**MATERIAL PROVIDED**
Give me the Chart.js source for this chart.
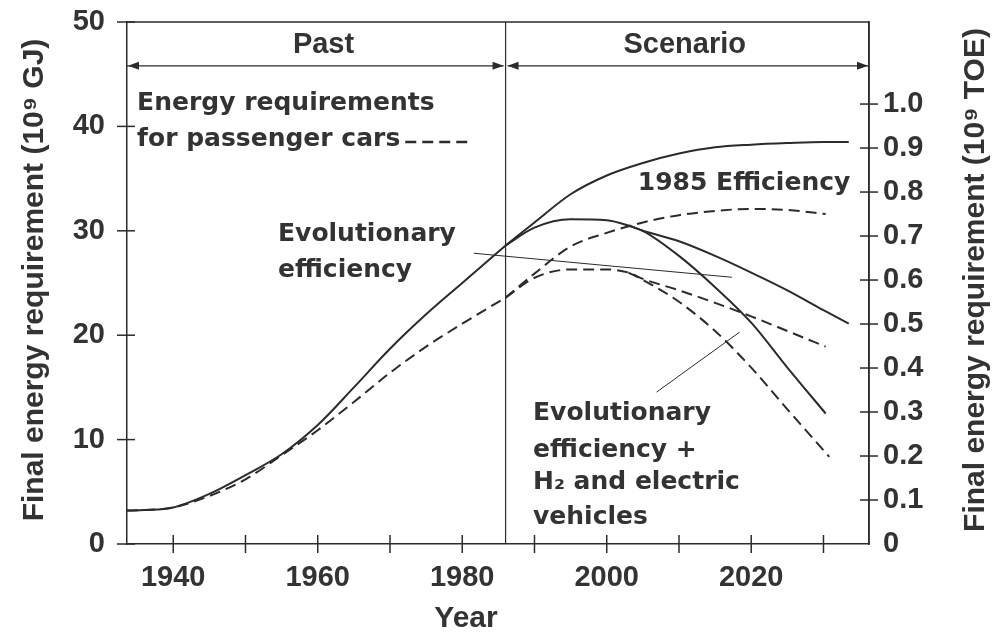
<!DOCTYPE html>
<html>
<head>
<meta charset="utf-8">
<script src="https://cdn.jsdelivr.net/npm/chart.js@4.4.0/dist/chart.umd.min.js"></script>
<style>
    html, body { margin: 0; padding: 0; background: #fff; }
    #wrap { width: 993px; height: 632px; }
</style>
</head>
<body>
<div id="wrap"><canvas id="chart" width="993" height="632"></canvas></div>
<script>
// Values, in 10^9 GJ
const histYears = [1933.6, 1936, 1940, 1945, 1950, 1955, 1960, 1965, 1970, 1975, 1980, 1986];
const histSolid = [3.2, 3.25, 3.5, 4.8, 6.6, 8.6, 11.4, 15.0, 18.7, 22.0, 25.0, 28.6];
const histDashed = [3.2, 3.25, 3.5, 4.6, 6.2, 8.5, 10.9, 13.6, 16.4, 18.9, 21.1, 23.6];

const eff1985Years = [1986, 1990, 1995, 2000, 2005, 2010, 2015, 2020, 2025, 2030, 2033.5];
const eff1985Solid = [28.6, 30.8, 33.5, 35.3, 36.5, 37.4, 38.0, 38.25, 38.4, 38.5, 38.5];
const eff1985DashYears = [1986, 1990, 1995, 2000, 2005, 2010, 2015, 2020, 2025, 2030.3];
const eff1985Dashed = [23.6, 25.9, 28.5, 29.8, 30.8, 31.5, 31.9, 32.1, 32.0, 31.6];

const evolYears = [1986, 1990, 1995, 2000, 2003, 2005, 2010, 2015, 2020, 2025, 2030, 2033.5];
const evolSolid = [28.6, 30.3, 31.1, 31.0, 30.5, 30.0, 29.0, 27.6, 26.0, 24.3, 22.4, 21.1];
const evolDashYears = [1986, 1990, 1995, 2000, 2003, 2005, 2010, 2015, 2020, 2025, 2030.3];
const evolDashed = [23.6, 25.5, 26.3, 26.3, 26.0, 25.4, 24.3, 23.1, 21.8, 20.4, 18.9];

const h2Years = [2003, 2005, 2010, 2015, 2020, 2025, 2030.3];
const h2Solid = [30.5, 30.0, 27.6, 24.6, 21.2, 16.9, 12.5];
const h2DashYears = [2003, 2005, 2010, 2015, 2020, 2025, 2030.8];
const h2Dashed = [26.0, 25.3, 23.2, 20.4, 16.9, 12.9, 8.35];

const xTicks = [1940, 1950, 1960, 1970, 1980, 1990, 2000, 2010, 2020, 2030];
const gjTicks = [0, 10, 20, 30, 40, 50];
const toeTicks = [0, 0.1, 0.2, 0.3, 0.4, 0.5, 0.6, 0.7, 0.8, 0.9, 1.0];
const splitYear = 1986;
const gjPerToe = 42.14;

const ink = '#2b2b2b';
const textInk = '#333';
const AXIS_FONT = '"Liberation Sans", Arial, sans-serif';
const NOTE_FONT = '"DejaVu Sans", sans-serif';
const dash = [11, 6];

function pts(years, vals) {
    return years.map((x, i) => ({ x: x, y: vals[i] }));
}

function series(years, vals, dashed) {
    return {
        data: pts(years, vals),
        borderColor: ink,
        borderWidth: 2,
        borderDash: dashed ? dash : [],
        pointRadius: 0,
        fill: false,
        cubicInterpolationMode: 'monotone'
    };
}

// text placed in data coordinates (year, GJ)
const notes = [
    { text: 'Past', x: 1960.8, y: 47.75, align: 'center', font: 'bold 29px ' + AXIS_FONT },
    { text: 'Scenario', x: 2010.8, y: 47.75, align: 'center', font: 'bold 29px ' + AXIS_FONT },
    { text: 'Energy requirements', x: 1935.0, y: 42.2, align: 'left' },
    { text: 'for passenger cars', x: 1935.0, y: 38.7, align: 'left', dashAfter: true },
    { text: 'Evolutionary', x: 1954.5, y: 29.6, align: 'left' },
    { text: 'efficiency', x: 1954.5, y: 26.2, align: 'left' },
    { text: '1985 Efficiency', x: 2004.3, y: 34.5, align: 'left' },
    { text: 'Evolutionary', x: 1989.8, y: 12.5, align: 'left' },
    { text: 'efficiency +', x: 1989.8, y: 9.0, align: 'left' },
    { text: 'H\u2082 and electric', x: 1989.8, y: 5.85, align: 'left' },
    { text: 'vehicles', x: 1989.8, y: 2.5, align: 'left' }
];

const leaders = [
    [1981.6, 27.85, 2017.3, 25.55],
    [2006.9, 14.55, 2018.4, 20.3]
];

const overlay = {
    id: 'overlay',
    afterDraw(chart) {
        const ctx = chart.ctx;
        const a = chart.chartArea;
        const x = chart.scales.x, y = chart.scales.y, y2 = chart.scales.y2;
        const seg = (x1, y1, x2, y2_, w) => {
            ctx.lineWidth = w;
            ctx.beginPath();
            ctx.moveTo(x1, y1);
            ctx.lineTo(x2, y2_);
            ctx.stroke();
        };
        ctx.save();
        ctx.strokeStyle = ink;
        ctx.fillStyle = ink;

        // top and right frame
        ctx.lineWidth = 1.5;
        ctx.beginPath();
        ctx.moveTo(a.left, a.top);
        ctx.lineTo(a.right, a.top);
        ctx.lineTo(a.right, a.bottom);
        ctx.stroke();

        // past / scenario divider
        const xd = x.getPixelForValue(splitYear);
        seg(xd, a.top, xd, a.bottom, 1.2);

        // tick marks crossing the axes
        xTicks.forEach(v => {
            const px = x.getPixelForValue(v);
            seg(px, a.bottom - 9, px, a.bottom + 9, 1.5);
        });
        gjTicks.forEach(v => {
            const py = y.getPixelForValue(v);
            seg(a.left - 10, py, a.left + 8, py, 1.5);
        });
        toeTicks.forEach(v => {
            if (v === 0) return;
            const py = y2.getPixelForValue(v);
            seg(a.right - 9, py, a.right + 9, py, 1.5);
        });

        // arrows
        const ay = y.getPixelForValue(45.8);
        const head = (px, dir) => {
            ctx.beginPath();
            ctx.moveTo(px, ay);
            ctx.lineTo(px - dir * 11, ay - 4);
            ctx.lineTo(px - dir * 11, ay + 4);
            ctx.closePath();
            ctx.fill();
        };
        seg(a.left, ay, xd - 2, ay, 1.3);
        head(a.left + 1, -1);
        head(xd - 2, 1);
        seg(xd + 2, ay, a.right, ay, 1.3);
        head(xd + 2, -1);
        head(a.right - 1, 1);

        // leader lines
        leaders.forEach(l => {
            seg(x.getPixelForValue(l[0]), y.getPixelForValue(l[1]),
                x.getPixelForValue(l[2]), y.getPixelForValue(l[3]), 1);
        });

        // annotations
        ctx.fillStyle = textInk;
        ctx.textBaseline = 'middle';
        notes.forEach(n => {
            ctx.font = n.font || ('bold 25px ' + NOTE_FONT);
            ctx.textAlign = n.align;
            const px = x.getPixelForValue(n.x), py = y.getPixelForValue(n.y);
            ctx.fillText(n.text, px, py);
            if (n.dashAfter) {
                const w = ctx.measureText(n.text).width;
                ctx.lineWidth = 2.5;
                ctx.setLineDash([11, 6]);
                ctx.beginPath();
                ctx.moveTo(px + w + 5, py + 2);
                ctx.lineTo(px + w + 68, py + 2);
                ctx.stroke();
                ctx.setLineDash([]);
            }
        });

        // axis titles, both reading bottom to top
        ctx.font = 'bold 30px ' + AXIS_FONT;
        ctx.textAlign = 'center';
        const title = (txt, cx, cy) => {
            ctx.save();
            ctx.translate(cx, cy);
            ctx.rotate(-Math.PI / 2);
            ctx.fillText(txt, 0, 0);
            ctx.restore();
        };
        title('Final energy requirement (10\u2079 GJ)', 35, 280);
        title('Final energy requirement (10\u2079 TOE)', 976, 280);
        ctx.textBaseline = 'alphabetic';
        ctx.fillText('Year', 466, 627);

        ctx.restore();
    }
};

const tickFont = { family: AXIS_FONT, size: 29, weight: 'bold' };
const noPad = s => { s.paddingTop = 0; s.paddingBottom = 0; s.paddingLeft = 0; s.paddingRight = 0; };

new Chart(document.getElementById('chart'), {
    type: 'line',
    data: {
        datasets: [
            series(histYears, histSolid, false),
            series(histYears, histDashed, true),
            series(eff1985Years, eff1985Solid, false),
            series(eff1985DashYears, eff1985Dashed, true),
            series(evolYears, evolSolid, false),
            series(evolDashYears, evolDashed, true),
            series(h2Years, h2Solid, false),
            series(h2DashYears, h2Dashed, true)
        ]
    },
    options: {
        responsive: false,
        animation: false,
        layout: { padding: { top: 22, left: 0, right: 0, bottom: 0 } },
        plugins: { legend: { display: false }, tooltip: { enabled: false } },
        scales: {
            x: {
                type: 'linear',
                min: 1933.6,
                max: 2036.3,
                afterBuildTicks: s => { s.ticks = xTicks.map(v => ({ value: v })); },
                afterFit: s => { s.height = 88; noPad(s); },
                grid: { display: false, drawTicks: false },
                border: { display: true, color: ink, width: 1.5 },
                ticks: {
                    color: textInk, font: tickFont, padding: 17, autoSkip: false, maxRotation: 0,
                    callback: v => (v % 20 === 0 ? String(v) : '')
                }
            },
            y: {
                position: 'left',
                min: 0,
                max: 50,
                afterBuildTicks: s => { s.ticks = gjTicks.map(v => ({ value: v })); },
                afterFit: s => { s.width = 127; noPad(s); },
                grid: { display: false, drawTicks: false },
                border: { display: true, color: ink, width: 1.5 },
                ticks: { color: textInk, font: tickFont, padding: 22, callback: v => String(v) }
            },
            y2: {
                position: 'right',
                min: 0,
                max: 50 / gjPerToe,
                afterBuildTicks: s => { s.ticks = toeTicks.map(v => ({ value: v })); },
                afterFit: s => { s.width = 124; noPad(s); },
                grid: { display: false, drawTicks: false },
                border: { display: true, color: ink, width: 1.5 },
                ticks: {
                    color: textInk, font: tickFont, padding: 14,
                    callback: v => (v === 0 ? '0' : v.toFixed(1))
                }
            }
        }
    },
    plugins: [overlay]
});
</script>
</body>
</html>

**EXERCISE**
Transcribe exactly, with no pictures, the lines running from the first line of the material through the line holding "21.8, 20.4, 18.9];".

**COMPLETE ANSWER**
Give me the Chart.js source for this chart.
<!DOCTYPE html>
<html>
<head>
<meta charset="utf-8">
<script src="https://cdn.jsdelivr.net/npm/chart.js@4.4.0/dist/chart.umd.min.js"></script>
<style>
    html, body { margin: 0; padding: 0; background: #fff; }
    #wrap { width: 993px; height: 632px; }
</style>
</head>
<body>
<div id="wrap"><canvas id="chart" width="993" height="632"></canvas></div>
<script>
// Values, in 10^9 GJ
const histYears = [1933.6, 1936, 1940, 1945, 1950, 1955, 1960, 1965, 1970, 1975, 1980, 1986];
const histSolid = [3.2, 3.25, 3.5, 4.8, 6.6, 8.6, 11.4, 15.0, 18.7, 22.0, 25.0, 28.6];
const histDashed = [3.2, 3.25, 3.5, 4.6, 6.2, 8.5, 10.9, 13.6, 16.4, 18.9, 21.1, 23.6];

const eff1985Years = [1986, 1990, 1995, 2000, 2005, 2010, 2015, 2020, 2025, 2030, 2033.5];
const eff1985Solid = [28.6, 30.8, 33.5, 35.3, 36.5, 37.4, 38.0, 38.25, 38.4, 38.5, 38.5];
const eff1985DashYears = [1986, 1990, 1995, 2000, 2005, 2010, 2015, 2020, 2025, 2030.3];
const eff1985Dashed = [23.6, 25.9, 28.5, 29.8, 30.8, 31.5, 31.9, 32.1, 32.0, 31.6];

const evolYears = [1986, 1990, 1995, 2000, 2003, 2005, 2010, 2015, 2020, 2025, 2030, 2033.5];
const evolSolid = [28.6, 30.3, 31.1, 31.0, 30.5, 30.0, 29.0, 27.6, 26.0, 24.3, 22.4, 21.1];
const evolDashYears = [1986, 1990, 1995, 2000, 2003, 2005, 2010, 2015, 2020, 2025, 2030.3];
const evolDashed = [23.6, 25.5, 26.3, 26.3, 26.0, 25.4, 24.3, 23.1, 21.8, 20.4, 18.9];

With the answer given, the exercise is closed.